STATED EXERCISE: Check each line of the listing for the string "diagram", then state how many lines have it. Only the number is wanted.

---------------

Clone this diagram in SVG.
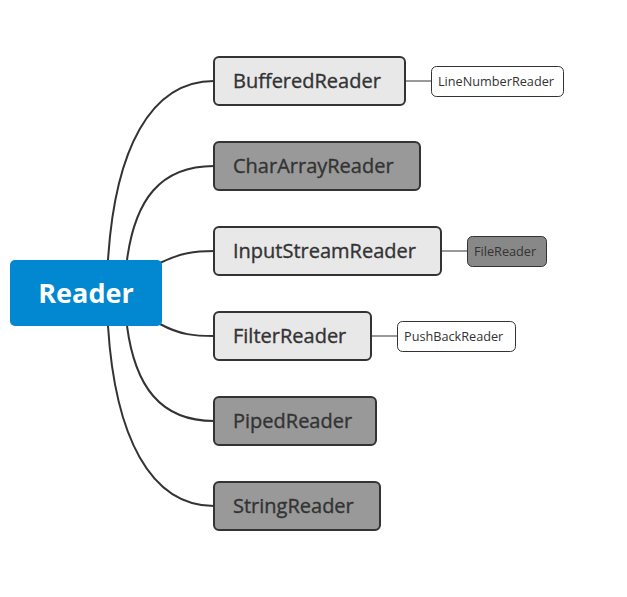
<svg xmlns="http://www.w3.org/2000/svg" width="627" height="597" viewBox="0 0 627 597">
<style>
.root rect{fill:#0288d1;}
.root text{font-family:"Open Sans","Noto Sans",sans-serif;font-weight:bold;font-size:27px;fill:#fff;text-anchor:middle;}
.n rect{stroke:#333;stroke-width:2;}
.n text{font-family:"Open Sans","Noto Sans",sans-serif;font-size:20px;fill:#333;stroke:#333;stroke-width:0.35;}
.light rect{fill:#e8e8e8;}
.dark rect{fill:#999;}
.s rect{stroke:#333;stroke-width:1;}
.s text{font-family:"Open Sans","Noto Sans",sans-serif;font-size:12.7px;fill:#333;}
.w rect{fill:#fff;}
.g rect{fill:#888;}
.c path{fill:none;stroke:#333;stroke-width:2;}
.c line{stroke:#999;stroke-width:2;}
</style>
<rect width="627" height="597" fill="#fff"/>
<g id="connectors" class="c">
<path d="M108,260 C115,150 150,81 214,81"/>
<path d="M127,260 C135,200 160,166 214,166"/>
<path d="M160,263 C180,253 195,251 214,251"/>
<path d="M160,324 C180,335 195,336 214,336"/>
<path d="M127,326 C135,386 160,421 214,421"/>
<path d="M108,326 C115,436 150,506 214,506"/>
<line x1="405" y1="81" x2="431" y2="81"/>
<line x1="441" y1="251" x2="467" y2="251"/>
<line x1="371" y1="336" x2="397" y2="336"/>
</g>
<g id="reader" class="root">
<rect x="10" y="260" width="152" height="66" rx="5"/>
<text x="86" y="303">Reader</text>
</g>
<g id="bufferedreader" class="n light">
<rect x="214" y="57" width="191" height="48" rx="5"/>
<text x="233" y="88">BufferedReader</text>
</g>
<g id="chararrayreader" class="n dark">
<rect x="214" y="142" width="206" height="48" rx="5"/>
<text x="233" y="173">CharArrayReader</text>
</g>
<g id="inputstreamreader" class="n light">
<rect x="214" y="227" width="227" height="48" rx="5"/>
<text x="233" y="258">InputStreamReader</text>
</g>
<g id="filterreader" class="n light">
<rect x="214" y="312" width="157" height="48" rx="5"/>
<text x="233" y="343">FilterReader</text>
</g>
<g id="pipedreader" class="n dark">
<rect x="214" y="397" width="162" height="48" rx="5"/>
<text x="233" y="428">PipedReader</text>
</g>
<g id="stringreader" class="n dark">
<rect x="214" y="482" width="166" height="48" rx="5"/>
<text x="233" y="513">StringReader</text>
</g>
<g id="linenumberreader" class="s w">
<rect x="431.5" y="66.5" width="132" height="30" rx="5"/>
<text x="438" y="86">LineNumberReader</text>
</g>
<g id="filereader" class="s g">
<rect x="467.5" y="236.5" width="79" height="30" rx="5"/>
<text x="474" y="256">FileReader</text>
</g>
<g id="pushbackreader" class="s w">
<rect x="397.5" y="321.5" width="118" height="30" rx="5"/>
<text x="404" y="341">PushBackReader</text>
</g>
</svg>
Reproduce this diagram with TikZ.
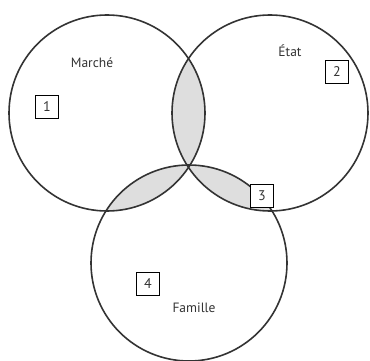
\documentclass[tikz,border=0pt]{standalone}
\usepackage{fontspec}
\setsansfont{PT Sans}

\tikzset{
  numbox/.style={draw, fill=white, line width=1.5pt, minimum size=23pt, inner sep=0pt, font=\sffamily\fontsize{14}{16}\selectfont, text=black!80},
  sphere/.style={font=\sffamily\fontsize{13.5}{16}\selectfont, text=black!80},
}

\begin{document}
\begin{tikzpicture}[x=1pt, y=-1pt]
    \useasboundingbox (0, 0) rectangle (370, 361);

    % overlaps
    \begin{scope}
      \clip (107, 113) circle (98pt);
      \fill[black!13] (270, 113) circle (98pt);
      \fill[black!13] (189, 263) circle (98pt);
    \end{scope}
    \begin{scope}
      \clip (270, 113) circle (98pt);
      \fill[black!13] (189, 263) circle (98pt);
    \end{scope}

    \draw[line width=1.6pt, black!80] (107, 113) circle (98pt);
    \draw[line width=1.6pt, black!80] (270, 113) circle (98pt);
    \draw[line width=1.6pt, black!80] (189, 263) circle (98pt);

    \node[sphere] (marche) at (92, 63) {Marché};
    \node[sphere] (etat) at (290, 51) {État};
    \node[sphere] (famille) at (194, 308) {Famille};

    \node[numbox] (one) at (47, 107) {1};
    \node[numbox] (two) at (337, 72) {2};
    \node[numbox] (three) at (262, 196) {3};
    \node[numbox] (four) at (148, 284) {4};
  \end{tikzpicture}
\end{document}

---------------

WRITTEN RESPONSE: 2